--- START OF Data for this task ---

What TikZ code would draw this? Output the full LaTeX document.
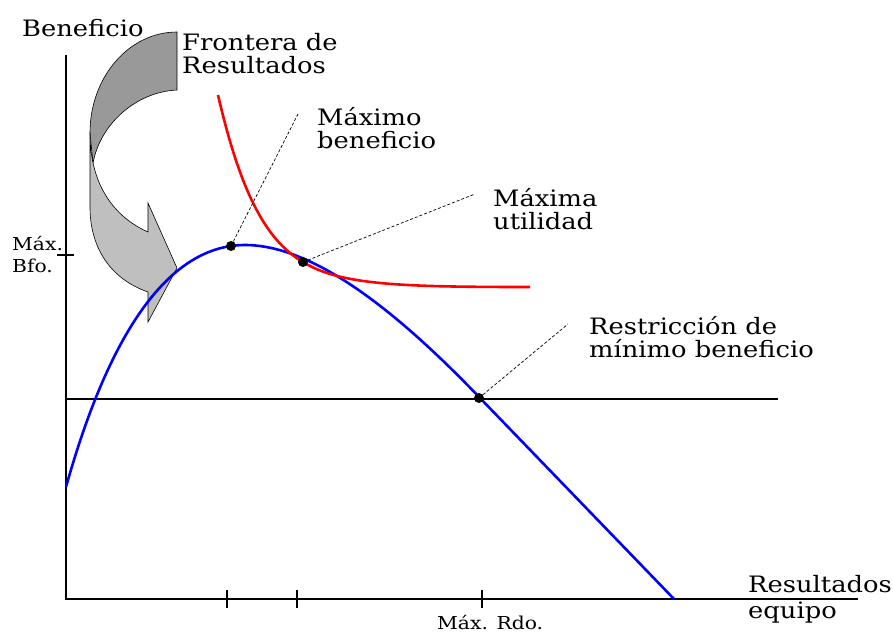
\documentclass[tikz,border=0pt]{standalone}
\usepackage{fontspec}
\setmainfont{DejaVu Serif}[FakeStretch=1.14]
\begin{document}
\begin{tikzpicture}[x=1pt,y=-1pt,
  lbl/.style={font=\fontsize{22.6}{23}\selectfont, inner sep=0pt, align=left, anchor=base west},
  smalllbl/.style={font=\fontsize{17.8}{22}\selectfont, inner sep=0pt, align=left, anchor=base west},
  axisline/.style={line width=1.1pt, black},
  dotnode/.style={circle, fill=black, inner sep=0pt, minimum size=10pt},
  leader/.style={dashed, dash pattern=on 3pt off 2pt, line width=0.7pt},
  curveblue/.style={blue, line width=2.6pt},
  curvered/.style={red, line width=2.6pt},
  arrowdark/.style={fill=black!40, draw=black, line width=0.6pt},
  arrowlight/.style={fill=black!25, draw=black, line width=0.6pt}]
\useasboundingbox (0,0) rectangle (893,634);

% axes
\coordinate (O) at (66,599);
\coordinate (ytop) at (66,55);
\coordinate (xend) at (858,599);
\draw[axisline] (ytop) -- (O) -- (xend);
% ticks
\coordinate (ty1) at (57,255); \coordinate (ty2) at (74,255);
\draw[axisline] (ty1) -- (ty2);
\foreach \xx in {227,297,482}{\draw[axisline] (\xx,590) -- (\xx,608);}
% horizontal restriction line
\coordinate (hl1) at (66,399); \coordinate (hl2) at (778,399);
\draw[line width=1.1pt] (hl1) -- (hl2);

% curved arrow
\draw[arrowdark] (177,32) -- (177,90) .. controls (135,92) and (100,125) .. (93,163)
  -- (90,133) .. controls (90,77) and (129,32) .. (177,32) -- cycle;
\draw[arrowlight] (90,133) -- (90,207) .. controls (90,245) and (108,278) .. (148,292)
  -- (148,322) -- (177,268) -- (148,203) -- (148,232)
  .. controls (110,215) and (90,180) .. (90,133) -- cycle;

% blue curve
\draw[curveblue] (66,487) .. controls (110,330) and (170,245) .. (245,245)
  .. controls (320,245) and (410,325) .. (480,398) -- (674,599);
% red curve
\draw[curvered] (218,95) .. controls (240,190) and (265,240) .. (303,262)
  .. controls (340,285) and (400,287) .. (530,287);

% dots
\node[dotnode] (pmax) at (231,246) {};
\node[dotnode] (pu) at (303,262) {};
\node[dotnode] (pr) at (479,398) {};
\coordinate (lmax) at (298,114);
\coordinate (lu) at (475,194);
\coordinate (lr) at (568,324);
\draw[leader] (pmax) -- (lmax);
\draw[leader] (pu) -- (lu);
\draw[leader] (pr) -- (lr);

% labels (anchor at baseline of last line)
\node[lbl] (benef) at (22,37) {Beneficio};
\node[lbl, font=\fontsize{22.6}{22}\selectfont] (front) at (182,73) {Frontera de\\Resultados};
\node[lbl] (tmax) at (317,148) {Máximo\\beneficio};
\node[lbl] (tut) at (493,229) {Máxima\\utilidad};
\node[lbl] (trest) at (589,357) {Restricción de\\mínimo beneficio};
\node[lbl, font=\fontsize{22.6}{26}\selectfont] (tres) at (748,618) {Resultados\\equipo};
\node[smalllbl] (tbfo) at (12,272) {Máx.\\Bfo.};
\node[smalllbl] (trdo) at (437,629) {Máx. Rdo.};
\end{tikzpicture}
\end{document}
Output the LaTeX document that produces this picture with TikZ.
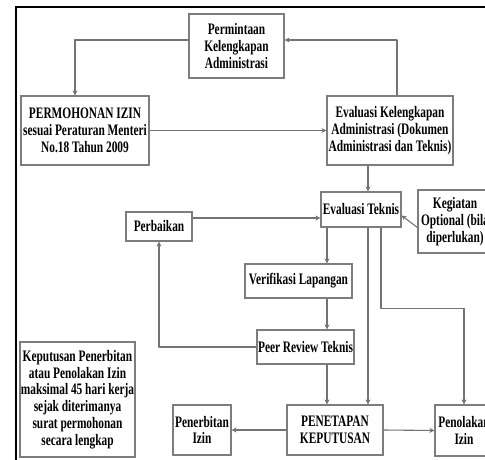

--- END OF Data for this task ---

Problem to work on — Exactly as written, please give again the lines from the beginning of the listing through the line containing "(0,0) rectangle (893,634);", inclusive, without any pictures.

Output of the task —
What TikZ code would draw this? Output the full LaTeX document.
\documentclass[tikz,border=0pt]{standalone}
\usepackage{fontspec}
\setmainfont{DejaVu Serif}[FakeStretch=1.14]
\begin{document}
\begin{tikzpicture}[x=1pt,y=-1pt,
  lbl/.style={font=\fontsize{22.6}{23}\selectfont, inner sep=0pt, align=left, anchor=base west},
  smalllbl/.style={font=\fontsize{17.8}{22}\selectfont, inner sep=0pt, align=left, anchor=base west},
  axisline/.style={line width=1.1pt, black},
  dotnode/.style={circle, fill=black, inner sep=0pt, minimum size=10pt},
  leader/.style={dashed, dash pattern=on 3pt off 2pt, line width=0.7pt},
  curveblue/.style={blue, line width=2.6pt},
  curvered/.style={red, line width=2.6pt},
  arrowdark/.style={fill=black!40, draw=black, line width=0.6pt},
  arrowlight/.style={fill=black!25, draw=black, line width=0.6pt}]
\useasboundingbox (0,0) rectangle (893,634);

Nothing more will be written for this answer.